5 Then the Lord said to Moses, “Pass before the people and take with you some of the elders of Israel; and take in your hand your staff with which you struck the Nile, and go.
6 “Behold, I will stand before you there on the rock at Horeb; and you shall strike the rock, and water will come out of it, that the people may drink.” And Moses did so in the sight of the elders of Israel.
3. The rock is a picture of Jesus Christ, a picture of the crucifixion of Christ
1 Corinthians 10:4 and all drank the same spiritual drink, for they were drinking from a spiritual rock which followed them; and the rock was Christ.

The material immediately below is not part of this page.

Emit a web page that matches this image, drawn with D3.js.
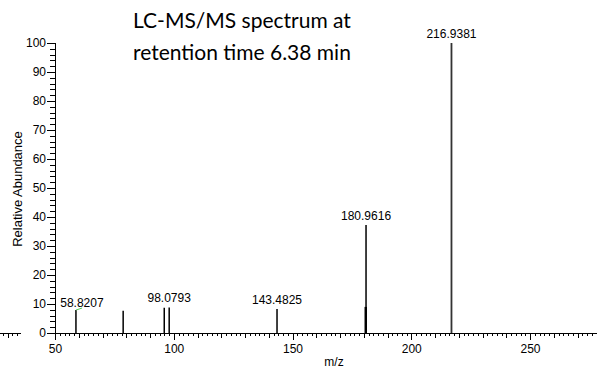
<!DOCTYPE html>
<html>
<head>
<meta charset="utf-8">
<script src="https://cdn.jsdelivr.net/npm/d3@7"></script>
<style>
  body { margin: 0; background: #fff; }
  svg { display: block; }
  .axis text { font-family: "Liberation Sans", Arial, sans-serif; font-size: 12px; fill: #000; }
  .axis path, .axis line { stroke: #000; stroke-width: 1; shape-rendering: crispEdges; }
</style>
</head>
<body>
<svg id="chart"></svg>
<script>
var width = 597, height = 369

// peaks
var peakMz    = [58.8207, 78.7, 96.0, 98.0793, 143.4825, 180.85, 180.9616, 216.9381]
var peakInt   = [7.9, 7.7, 8.7, 8.8, 8.3, 9.0, 37.2, 100]
var peakLabel = ["58.8207", "", "", "98.0793", "143.4825", "", "180.9616", "216.9381"]
var yTicks = [0, 10, 20, 30, 40, 50, 60, 70, 80, 90, 100]
var xTicks = [50, 100, 150, 200, 250]
var titleLines = ["LC-MS/MS spectrum at", "retention time 6.38 min"]

var svg = d3.select("#chart")
    .attr("width", width)
    .attr("height", height)

var x = d3.scaleLinear().domain([50, 250]).range([55, 530])
x.domain([x.invert(0), x.invert(width)]).range([0, width])
var y = d3.scaleLinear().domain([0, 100]).range([333, 43])

// x axis, broken where the "0" label of the y axis sits
// (clip rects are in the axis group's own coordinates)
var clip = svg.append("clipPath").attr("id", "xclip")
clip.append("rect").attr("x", 0).attr("y", -5).attr("width", 21).attr("height", 15)
clip.append("rect").attr("x", 54).attr("y", -5).attr("width", width).attr("height", 15)
clip.append("rect").attr("x", 0).attr("y", 10).attr("width", width).attr("height", 30)

var xMinor = d3.range(28, 278, 2)
var xg = svg.append("g").attr("class", "axis")
    .attr("transform", "translate(0," + y(0) + ")")
    .attr("clip-path", "url(#xclip)")
xg.append("g").call(d3.axisBottom(x).tickValues(xMinor).tickSize(3).tickFormat(""))
xg.append("g").call(d3.axisBottom(x).tickValues(d3.range(30, 280, 10)).tickSize(5).tickFormat(""))
xg.append("g").call(d3.axisBottom(x).tickValues(xTicks).tickSize(7).tickPadding(4).tickFormat(d3.format("d")))
xg.selectAll(".domain").attr("d", "M0,0.5H" + width)

// y axis
var yg = svg.append("g").attr("class", "axis")
    .attr("transform", "translate(55,0)")
yg.append("g").call(d3.axisLeft(y).tickValues(d3.range(0, 101, 2)).tickSize(5).tickFormat(""))
yg.append("g").call(d3.axisLeft(y).tickValues(yTicks).tickSize(8).tickPadding(1).tickFormat(d3.format("d")))

// peaks
var peaks = peakMz.map(function(d, i) { return {mz: d, v: peakInt[i], label: peakLabel[i]} })

svg.append("g").selectAll("line")
    .data(peaks)
    .enter()
    .append("line")
        .attr("x1", d => x(d.mz))
        .attr("x2", d => x(d.mz))
        .attr("y1", y(0))
        .attr("y2", d => y(d.v))
        .attr("stroke", d => d.v == 100 ? "#333" : "#000")
        .attr("stroke-width", d => d.mz == 180.85 ? 2.5 : (d.v == 100 ? 1.8 : 1.5))

svg.append("g").selectAll("text")
    .data(peaks.filter(d => d.label))
    .enter()
    .append("text")
        .attr("x", d => x(d.mz) + (d.mz < 60 ? 6 : 0))
        .attr("y", d => y(d.v) - (d.mz < 60 ? 3 : 5))
        .attr("text-anchor", "middle")
        .style("font-family", "'Liberation Sans', Arial, sans-serif")
        .style("font-size", "12px")
        .text(d => d.label)

// little green leader next to the first label
svg.append("line")
    .attr("x1", x(58.8207)).attr("y1", y(7.9))
    .attr("x2", x(58.8207) + 6).attr("y2", y(7.9) - 2)
    .attr("stroke", "#5c5").attr("stroke-width", 1)

// axis titles
svg.append("text")
    .attr("transform", "translate(22,189) rotate(-90)")
    .attr("text-anchor", "middle")
    .style("font-family", "'Liberation Sans', Arial, sans-serif")
    .style("font-size", "13px")
    .text("Relative Abundance")

svg.append("text")
    .attr("x", 334)
    .attr("y", 366)
    .attr("text-anchor", "middle")
    .style("font-family", "'Liberation Sans', Arial, sans-serif")
    .style("font-size", "12px")
    .text("m/z")

// title
svg.append("g").selectAll("text")
    .data(titleLines)
    .enter()
    .append("text")
        .attr("x", 133)
        .attr("y", (d, i) => 28 + i * 32)
        .style("font-family", "Lato, 'Open Sans', sans-serif")
        .style("font-size", "21px")
        .text(d => d)
</script>
</body>
</html>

4. Mt Sinai (Mt Horeb) here God makes another covenant
- “The Law” known as “The Old Covenant”
They really don’t know where Mt Sinai is. Some think it is over in Saudi Arabia because this was the land of Midian. They don’t really know exactly where, but it really doesn’t matter. It only matters that a covenant was made. This is the book of Exodus- where they exit Egypt.
Book of Leviticus- covers one month in time and it takes place at Mt Sinai where God expounds the Law.
In Exodus He gives them the Law; in Leviticus He expounds it. He gives all the details. Why? He is a holy God, and He requires a holy people, a people set-apart, that are different. What makes them different are the laws by which they live by. So He gives them the law at Mt Sinai.